Tio Tek Djien (赵德真 (Zhào Dézhēn, Tiō Tek-chin), also Djin; 2 December 1895 – 17 December 1975), also styled T. D. Tio, Jr., was a Chinese Indonesian stage manager and playwright turned film producer.

==Early life and Miss Riboet's Orion==
Tio Tek Djien was born in Nganjuk, East Java, on 2 December 1895. The son of a rich ethnic Chinese family, he was well-educated for the time, graduating from a senior high school with a focus on economics. When attending a theatrical performance at Taman Hiburan Orion in Pekalongan, owned by his parents, Tio fell in love with the troupe's star, Miss Riboet. When the troupe left Pekalongan, Tio joined them. He and Miss Riboet later married, and Tio found some work as a reporter.

In 1925, Tio established his own theatrical troupe, casting Riboet as the star. This troupe, originally titled the Orion Opera but later known as Miss Riboet's Orion, often performed works written by Tio; Njoo Cheong Seng eventually took over most of Tio's writing duties, leaving the owner to handle managerial duties. With a keen eye for marketing, caused in part by his earlier ventures at journalism, in 1927 Tio asked one of his employees, Nelson Wong, to make a film starring Riboet. This project was ultimately scrapped after Tio decided she was not photogenic. Though he did not complete a film during this time, Indonesian film historian Misbach Yusa Biran credits Tio with spurring the interest of ethnic Chinese businessmen in the local film industry.

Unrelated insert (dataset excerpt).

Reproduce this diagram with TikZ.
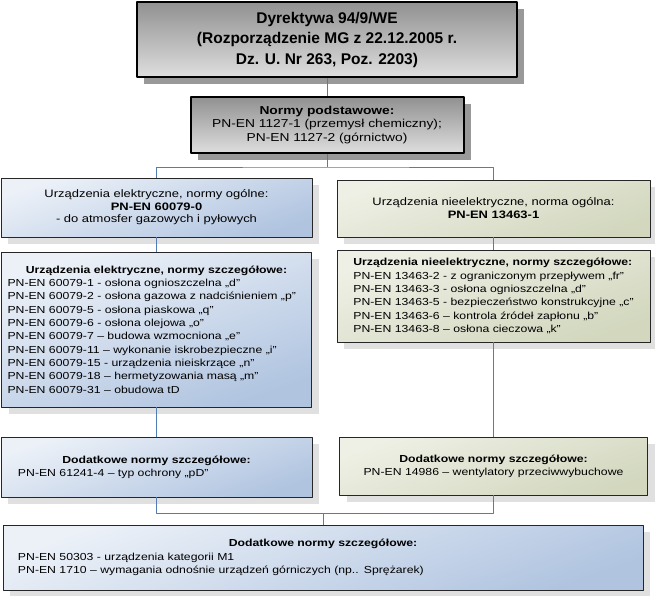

Though Tio and his Orion challenged the traditionally popular forms of theatre with their Europeanized aspects, including plays featuring everyday issues, they were not the only active troupe. In 1926 Willy Piedro and his wife Dewi Dja established Dardanella, and by 1931 the competition from Dardanella had led to an advertising war between the two troupes, each focusing on their best-received works: Gagak Solo from Orion and Dr Samsi from Dardanella. Ultimately Orion was unable to compete and had lost much of its popularity by the late 1930s. During the Japanese occupation (1942–45) and subsequent Indonesian National Revolution (1945–49), Orion was disbanded. In 1950 Tio attempted to reunite the cast, but was unsuccessful.

==Later career==
Unable to reunite Orion, Tio instead turned to the burgeoning post-Revolution Indonesian film industry. He made his feature film debut as executive producer of Topeng Besi in 1953, followed by Machluk Raksasa. In 1954 he directed and produced Melarat tapi Sehat, based on a stage play he had written while with Orion. Riboet died in 1965, leaving Tio a widower.

Tio spent his last years as a landlord, surviving on the income from a number of rental homes. Biran, in his memoirs, recalls that Tio was greatly distraught by the low quality of films in the 1970s, as well as the increasingly poor state of the national theatre. In 1975 Tio received an award from Governor of Jakarta Ali Sadikin for his contributions to Indonesian's film industry. He died four months later, on 17 December 1975.